Do FMOD function calls block FMOD system threads?

AFAIK, older FMOD Ex wasn’t thread-safe.
It’s very nice that we don’t have to think too much about thread-safe design with FMOD Studio anymore.

But I wonder if too many FMOD function calls in very a short time will disturb FMOD system threads (due to locks).

I mean, I have a worker thread that keeps calling FMOD_System_Update() in a loop.
That thread also calls many other FMOD functions.
Firstly, it traces every sound object created by the main thread by calling FMOD_Channel_IsPlaying().
If it returns false, the object will be removed after FMOD_Channel_RemoveDSP() is called.
Otherwise, FMOD_Channel_SetVolume() may be called to simulate fade-out, or FMOD_Channel_Stop() may be called if there’s a stop request from the main thread.

And the main thread calls FMOD_System_PlaySound() when there’s input from a user, MIDI file, etc.

I simplified things here, so there are actually more FMOD function calls in both threads.

Because too many sound objects can be created by the main thread and the worker thread keeps running with almost zero sleep time (for responsiveness), I think FMOD threads may be impacted.

Should I add a little longer sleep time to the worker thread?
(The worker thread’s priority is lower than FMOD’s.)

Interesting question- the default behaviour of the Core API is that, where possible, commands that cannot be executed in any given call to FMOD_System_Update() are moved to the next call. Perhaps there is an upper limit to how many of these calls you can make before they start getting dropped or you run out of memory, but I think that situation would be an edge case.
General usability rule for system responsiveness is that 100ms is pereceived as instantaneous, so I do not think you need a close-to-zero sleep time between calls to FMOD_System_Update().

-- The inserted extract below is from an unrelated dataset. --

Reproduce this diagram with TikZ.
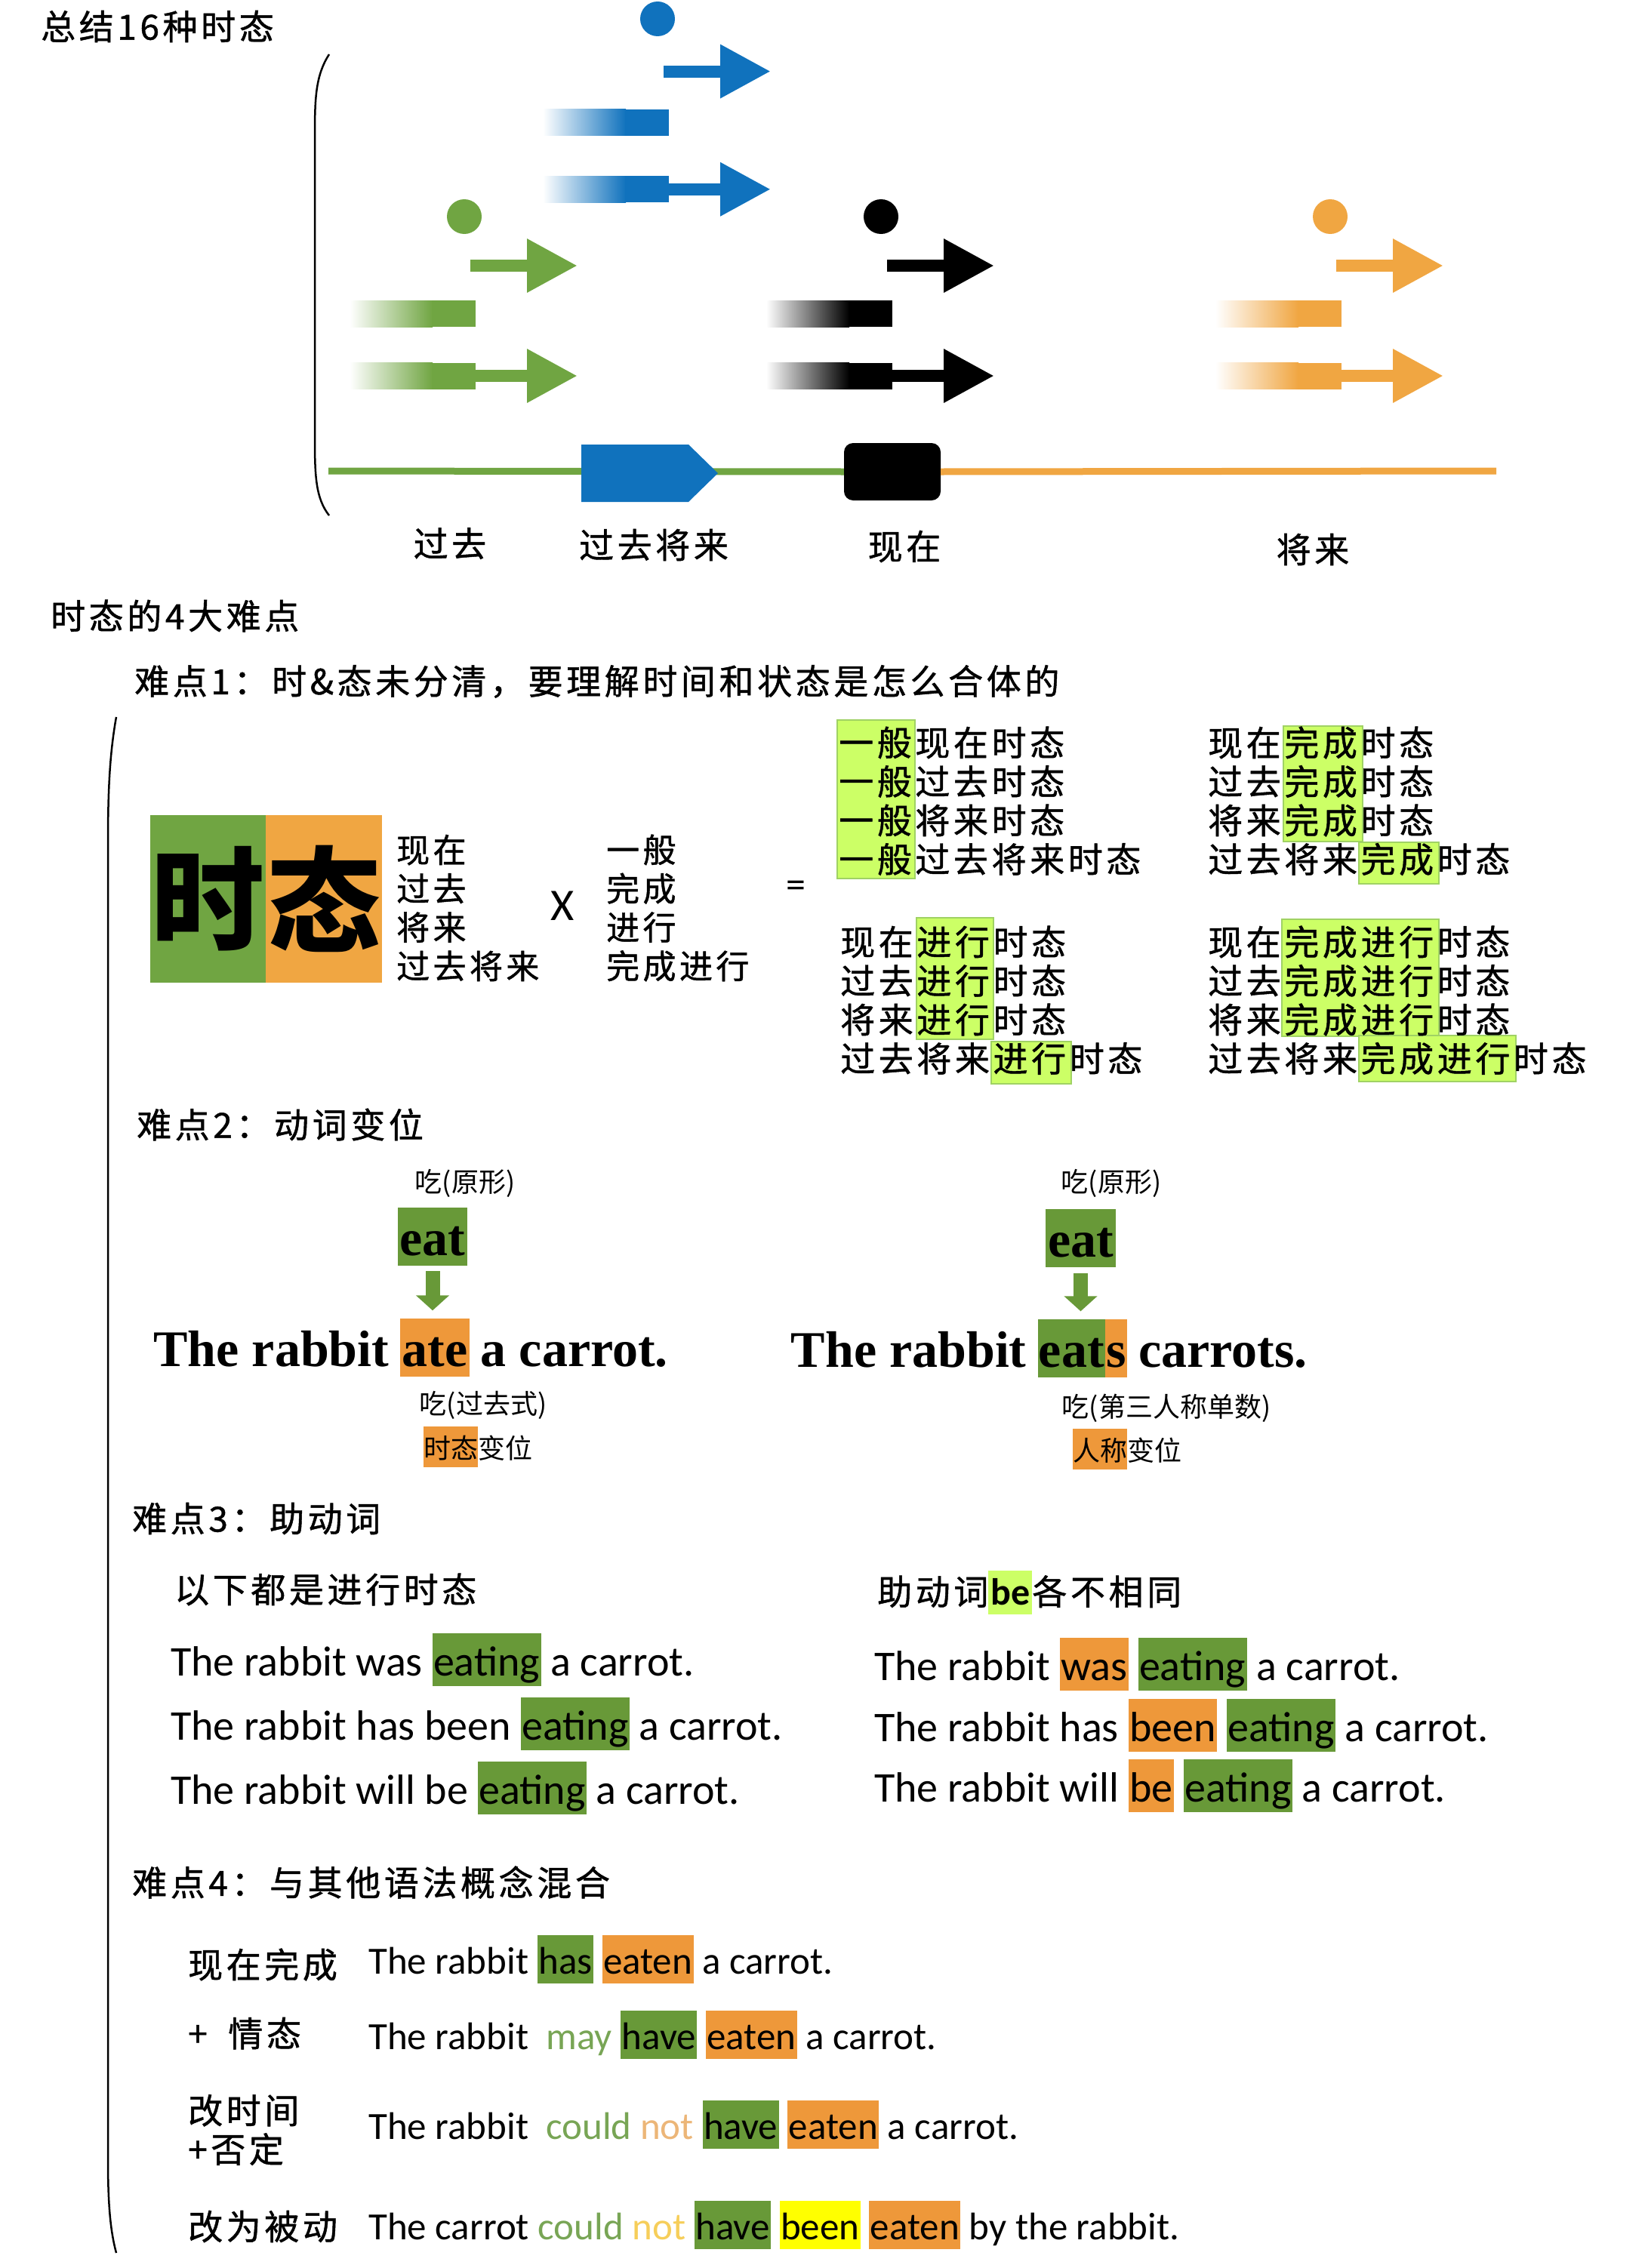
\documentclass[tikz,border=0pt]{standalone}
\usepackage{fontspec}
\setmainfont{Noto Sans CJK SC}
\newfontfamily\kai[LetterSpace=10, FakeBold=1]{Noto Sans CJK SC}
\newfontfamily\engsans{Carlito}
\newfontfamily\engserif{Liberation Serif}
\usepackage{xcolor}
\usetikzlibrary{arrows.meta,positioning,calc,backgrounds}

\definecolor{tblue}{RGB}{16,114,189}
\definecolor{tgreen}{RGB}{112,165,66}
\definecolor{torange}{RGB}{240,166,66}
\definecolor{hlgreen}{RGB}{104,153,56}
\definecolor{hlorange}{RGB}{238,152,58}
\definecolor{hllime}{RGB}{204,255,102}
\definecolor{hllimeD}{RGB}{160,210,100}
\definecolor{hlyellow}{RGB}{255,255,0}
\definecolor{txgreen}{RGB}{120,165,85}
\definecolor{txorange}{RGB}{236,182,120}
\definecolor{txyellow}{RGB}{246,206,90}

% highlight boxes for words
\newcommand\hlw[2]{{\setlength\fboxsep{1.5pt}\colorbox{#1}{\rule[-0.23em]{0pt}{1.2em}#2}}}
\newcommand\hlcjk[2]{{\setlength\fboxsep{0pt}\colorbox{#1}{\rule[-0.32em]{0pt}{1.52em}#2}}}

\begin{document}
\begin{tikzpicture}[
  x=1pt, y=-1pt,
  every node/.style={inner sep=0pt},
  kaitxt/.style={font=\kai\fontsize{46}{51.5}\selectfont, anchor=west, align=left},
  heitxt/.style={font=\fontsize{36}{42}\selectfont},
  sentA/.style={font=\engserif\bfseries\fontsize{68}{72}\selectfont},
  verb/.style={sentA, text height=62pt, text depth=12pt, inner xsep=3pt, inner ysep=1.5pt},
  sentB/.style={font=\engsans\fontsize{56}{60}\selectfont, anchor=base west},
  sentC/.style={sentB, font=\engsans\fontsize{51}{55}\selectfont},
  tarr/.style={line width=16pt, -{Triangle[width=67pt,length=67pt]}},
  dnarr/.style={line width=19pt, hlgreen, -{Triangle[width=43pt,length=20pt]}},
  tline/.style={line width=9pt},
  limebox/.style={fill=hllime, draw=hllimeD, line width=1.5pt},
  curve/.style={line width=2.5pt},
]
\useasboundingbox (0,0) rectangle (2182,3005);

% =============================================================== timeline
\node[kaitxt] (title) at (54,35) {总结16种时态};
\draw[curve] (436,72) .. controls (418,100) and (417,130) .. (417,180)
  -- (417,580) .. controls (417,630) and (418,660) .. (436,683);

\foreach \c/\t/\d/\s in {tblue/1021/25/1.07, tgreen/765/287/1,
                         black/1317/287/1, torange/1912/287/1} {
  \fill[\c] (\t-150,\d) circle[radius=23pt];
  \draw[tarr, \c] (\t-142,\d+65*\s) -- (\t,\d+65*\s);
  \shade[left color=white, right color=\c]
    (\t-302,\d+128.5*\s-17.5) rectangle (\t-192,\d+128.5*\s+17.5);
  \fill[\c] (\t-193,\d+128.5*\s-17.5) rectangle (\t-135,\d+128.5*\s+17.5);
  \shade[left color=white, right color=\c]
    (\t-302,\d+211*\s-17.5) rectangle (\t-192,\d+211*\s+17.5);
  \fill[\c] (\t-193,\d+211*\s-17.5) rectangle (\t-135,\d+211*\s+17.5);
  \draw[tarr, \c] (\t-136,\d+211*\s) -- (\t,\d+211*\s);
}

\coordinate (tstart) at (435,624);
\coordinate (tend) at (1982,624);
\node[fill=black, rounded corners=12pt, minimum width=128pt,
      minimum height=76pt] (now) at (1182,625) {};
\draw[tline, tgreen] (tstart) -- (now.west);
\draw[tline, torange] (now.east) -- (tend);
\fill[tblue] (770,589) -- (912,589) -- (951,627) -- (912,665) -- (770,665) -- cycle;

\node[kaitxt, anchor=center] (lpast) at (596,720) {过去};
\node[kaitxt, anchor=center] (lpfut) at (866,722) {过去将来};
\node[kaitxt, anchor=center] (lnow) at (1198,724) {现在};
\node[kaitxt, anchor=center] (lfut) at (1739,728) {将来};

% =============================================================== 4 points
\node[kaitxt] (head) at (67,816) {时态的4大难点};
\draw[curve] (154,950) .. controls (145,1000) and (143,1050) .. (143,1120)
  -- (143,2860) .. controls (143,2920) and (146,2955) .. (154,2985);

% --- point 1 ---
\node[kaitxt] (p1head) at (178,903) {难点1：时\&态未分清，要理解时间和状态是怎么合体的};
\node[fill=tgreen, minimum width=153pt, minimum height=222pt,
      font=\bfseries\fontsize{150}{150}\selectfont] (shi) at (275.5,1191) {时};
\node[fill=torange, minimum width=154pt, minimum height=222pt,
      font=\bfseries\fontsize{150}{150}\selectfont, right=0pt of shi] (tai) {态};
\node[kaitxt, font=\kai\fontsize{44}{51.3}\selectfont] (when) at (525,1203)
  {现在\\过去\\将来\\过去将来};
\node[font=\engsans\fontsize{60}{60}\selectfont] (times) at (745,1200) {X};
\node[kaitxt, font=\kai\fontsize{44}{51.3}\selectfont] (aspect) at (803,1203)
  {一般\\完成\\进行\\完成进行};
\node[font=\engsans\fontsize{52}{52}\selectfont] (equal) at (1054,1178) {=};

\foreach \xa/\ya/\xb/\yb in {1109/954/1212/1164, 1700/962/1805/1115,
    1800/1116/1906/1171, 1214/1216/1316/1377, 1313/1380/1419/1436,
    1698/1218/1906/1373, 1800/1372/2008/1433}
  \draw[limebox] (\xa,\ya) rectangle (\xb,\yb);

\foreach \w [count=\i] in {现在,过去,将来,过去将来} {
  \node[kaitxt] (ga\i) at (1111,932.5+51.5*\i) {一般\w{}时态};
  \node[kaitxt] (wc\i) at (1600,932.5+51.5*\i) {\w{}完成时态};
  \node[kaitxt] (jx\i) at (1113,1196.5+51.5*\i) {\w{}进行时态};
  \node[kaitxt] (wj\i) at (1600,1196.5+51.5*\i) {\w{}完成进行时态};
}

% --- point 2 ---
\node[kaitxt] (p2head) at (181,1490) {难点2：动词变位};

\node[heitxt] (base1) at (616,1568) {吃(原形)};
\node[verb, fill=hlgreen] (eat1) at (573,1638.5) {eat};
\node[verb, fill=hlorange, anchor=base] (ate) at (576,1810) {ate};
\node[sentA, anchor=base east] (s1l) at ([xshift=-14pt]ate.base west) {The rabbit};
\node[sentA, anchor=base west] (s1r) at ([xshift=14pt]ate.base east) {a carrot.};
\draw[dnarr, shorten <=7pt, shorten >=10pt] (eat1.south) -- (eat1.south |- ate.north);
\node[heitxt] (past1) at (640,1862) {吃(过去式)};
\node[heitxt, anchor=west] (chg1) at (561,1917) {\hlcjk{hlorange}{时态}变位};

\node[heitxt] (base2) at (1472,1568) {吃(原形)};
\node[verb, fill=hlgreen] (eat2) at (1431.5,1640.5) {eat};
\node[verb, fill=hlgreen, inner xsep=1pt, anchor=base east] (eats) at (1464,1811) {eat};
\node[verb, fill=hlorange, inner xsep=1pt, anchor=base west] (ess) at (eats.base east) {s};
\node[sentA, anchor=base east] (s2l) at ([xshift=-15pt]eats.base west) {The rabbit};
\node[sentA, anchor=base west] (s2r) at ([xshift=15pt]ess.base east) {carrots.};
\draw[dnarr, shorten <=8pt, shorten >=10pt] (eat2.south) -- (eat2.south |- eats.north);
\node[heitxt] (third) at (1545,1866) {吃(第三人称单数)};
\node[heitxt, anchor=west] (chg2) at (1421,1920) {\hlcjk{hlorange}{人称}变位};

% --- point 3 ---
\node[kaitxt] (p3head) at (175,2012) {难点3：助动词};
\node[kaitxt] (allprog) at (231,2106) {以下都是进行时态};
\node[kaitxt] (bediff) at (1162,2110)
  {助动词{\setlength\fboxsep{3pt}\colorbox{hllime}{\engsans\bfseries\fontsize{50}{50}\selectfont\rule[-0.2em]{0pt}{1.05em}be}}各不相同};

\node[sentB] (pa) at (226,2220) {The rabbit was \hlw{hlgreen}{eating} a carrot.};
\node[sentB] (pb) at (226,2305) {The rabbit has been \hlw{hlgreen}{eating} a carrot.};
\node[sentB] (pc) at (226,2390) {The rabbit will be \hlw{hlgreen}{eating} a carrot.};
\node[sentB] (qa) at (1158,2226) {The rabbit \hlw{hlorange}{was} \hlw{hlgreen}{eating} a carrot.};
\node[sentB] (qb) at (1158,2307) {The rabbit has \hlw{hlorange}{been} \hlw{hlgreen}{eating} a carrot.};
\node[sentB] (qc) at (1158,2387) {The rabbit will \hlw{hlorange}{be} \hlw{hlgreen}{eating} a carrot.};

% --- point 4 ---
\node[kaitxt] (p4head) at (175,2494) {难点4：与其他语法概念混合};
\node[kaitxt] (k1) at (249,2603) {现在完成};
\node[kaitxt] (k2) at (249,2694) {+\hspace{0.6em}情态};
\node[kaitxt] (k3) at (249,2822) {改时间\\+否定};
\node[kaitxt] (k4) at (249,2950) {改为被动};

\node[sentC] (ma) at (488,2615)
  {The rabbit \hlw{hlgreen}{has} \hlw{hlorange}{eaten} a carrot.};
\node[sentC] (mb) at (488,2715)
  {The rabbit\ \ \textcolor{txgreen}{may} \hlw{hlgreen}{have} \hlw{hlorange}{eaten} a carrot.};
\node[sentC] (mc) at (488,2834)
  {The rabbit\ \ \textcolor{txgreen}{could} \textcolor{txorange}{not} \hlw{hlgreen}{have} \hlw{hlorange}{eaten} a carrot.};
\node[sentC] (md) at (488,2967)
  {The carrot \textcolor{txgreen}{could} \textcolor{txyellow}{not} \hlw{hlgreen}{have} \hlw{hlyellow}{been} \hlw{hlorange}{eaten} by the rabbit.};

\end{tikzpicture}
\end{document}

We use 50ms in the API examples and that is a sensible minimum.

1 Like

I didn’t know that Core API works that way.
Thank you!

But still, even to check the upper limit, I think Core API needs either lock or atomic/volatile variables, and that means too many FMOD function calls from different threads may be harmful.

So my guess is that only the FMOD_System_Update() function call interrupts feeder or/and mixer threads.
Other FMOD function calls only interrupt the thread where those are called and FMOD_System_Update() is called.
Am I correct?

I’ll take the general usability rule, but I’m asking this just to better understand the FMOD system.

Yes, Core API has mutexes around the public API functions, so at the upper limit of API calls, the thread you are calling the API from will be unresponsive, but that won’t affect audio output- something blocking the mixer thread on the other hand is where you start getting problems with buffer starvation, with intermittent silence and glitching.
FMOD_System_Update() does not interrupt the mixer thread, it just commits changes to parameters, 3d positions and things like that.

1 Like

Thank you!

Oh, one last question!

I’m calling FMOD_System_Init() with the FMOD_INIT_STREAM_FROM_UPDATE flag not to create the stream thread.
That means updating the stream engine can be done only by FMOD_System_Update().
So I wonder if calling the function every 100ms (as you said) would be enough for streaming any file type too.

Interesting point, as a test I ran one of our API example with the setup you’ve described- the 100ms sleep works fine, but setting from about 200ms onwards results in the mixer thread looping the existing buffer repeatedly until the next call to FMOD_System_Update(), which repopulates the buffer and starts looping that, so on and so fourth until the stream finishes. So this would mean that slow and blocking operations would create glitches in the audio as it continues recylcing the old buffer.
Perhaps if you wanted to run it in the FMOD_INIT_STREAM_FROM_UPDATE mode you should set it to a lower value.